The University of Maryland's Steven Salzberg kicked off the conference with a keynote speech about the work he and others are doing to try and accurately estimate exactly how many genes a person has. In 1964, F. Vogel wrote a letter to Nature estimating that humans have 6.7 million genes. He was way off, Salzberg said, but it hasn't gotten any easier over the years to make the estimate more accurate. In the mid-1990s, three different papers estimated the count to be 50,000 to 100,000, 64,000, and 80,000. Even after the draft genome was published, the estimates widely varied. The public consortium estimated the count to be between 30,000 and 40,000, while Celera and its private partners estimated 26,588, with 12,000 other additional "likely" genes. So far, the most accurate estimate is 22,333 human genes, Salzberg said, but there is still much of the human genome that not much is known about, and RNA-seq is still revealing a lot of new genes that may have previously been overlooked. In the end, Salzberg said, it's not as important to know how many genes there are as to know what they are and what they do.

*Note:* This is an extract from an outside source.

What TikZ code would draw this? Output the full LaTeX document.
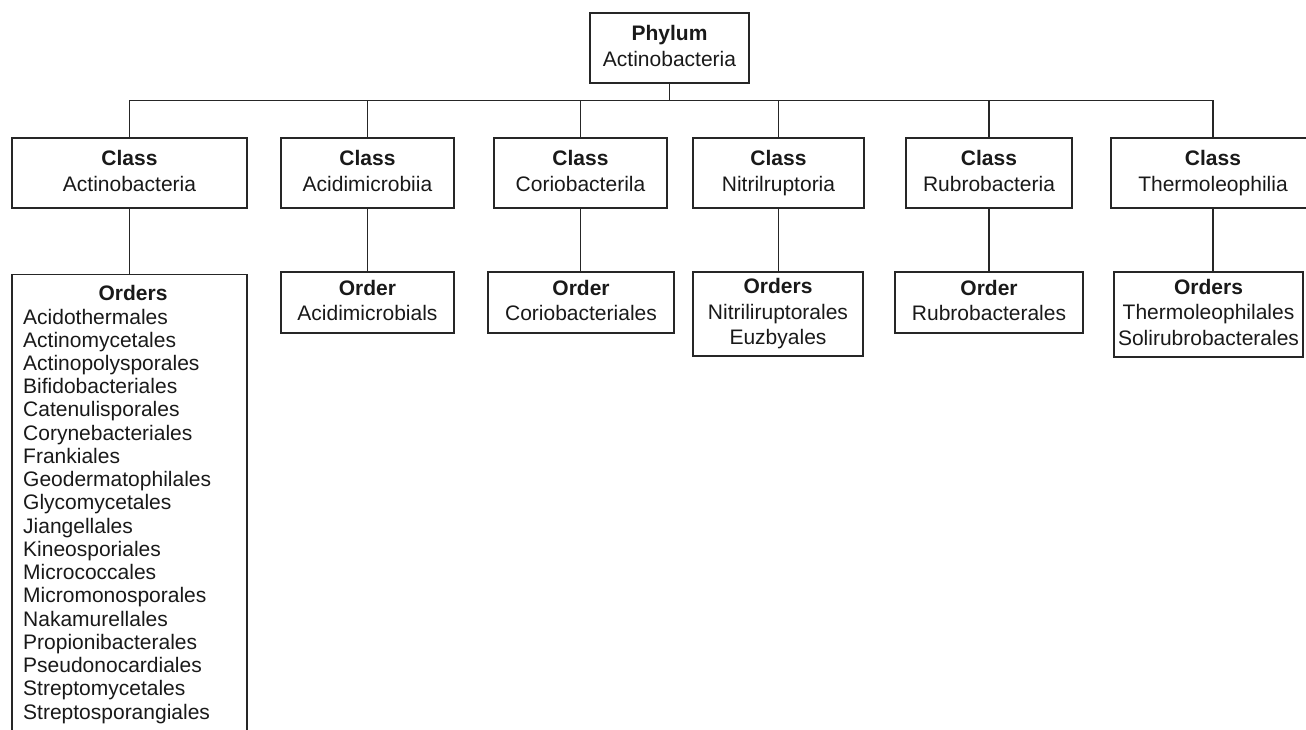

George Church emphasized how important it is to continue to read the genome. About 2,000 genes are highly predictive and medically actionable, he said, and as the price of sequencing continues to drop, researchers will be able to find more genes they can work with to the benefit of human health. Church also stressed the importance of open-access data, and said there is a need for an open database that researchers can use to analyze each others' data.
Elaine Mardis spoke about her work with cancer genomics, and said that, in researching the way tumors work, validating tumor variants is important especially for dissemination of the information to the wider scientific community for further analysis. The speed of data generation is both challenging and enabling, she added.
The University of Washington's Jay Shendure talked about his lab's work with exome sequencing in autism studies. At least some percentage of autism is caused by coding mutations, and exome sequencing is useful in studies of the disorder because the technique can be used to focus in on a single gene instead of an entire region of the genome, Shendure said. He described a trio-based exome study done in his lab, where 60 exomes — from 20 autistic children and both of their parents — were sequenced, and then analyzed to identify Mendelian errors. The researchers found 16 de novo SNPs validated by Sanger from the 20 autism trios, and found two genes — GRIN2B and FOXP1 — which they think could be causative in autism.
The University of Colorado's Rob Knight and BGI's Jun Wang discussed their respective labs' work with microbes. Knight talked about the research he has done with obese and lean mice, and trying to elucidate the relationship between an organism's weight and its gut microbes. Wang talked about some of the studies BGI has done with diabetic patients, and said one study of Chinese type II diabetes patients discovered more than 500,000 novel bacterial genes and found 1,306 bacterial genes associated with diabetic patients, though whether the genes were the cause or the effect of diabetes is not yet known.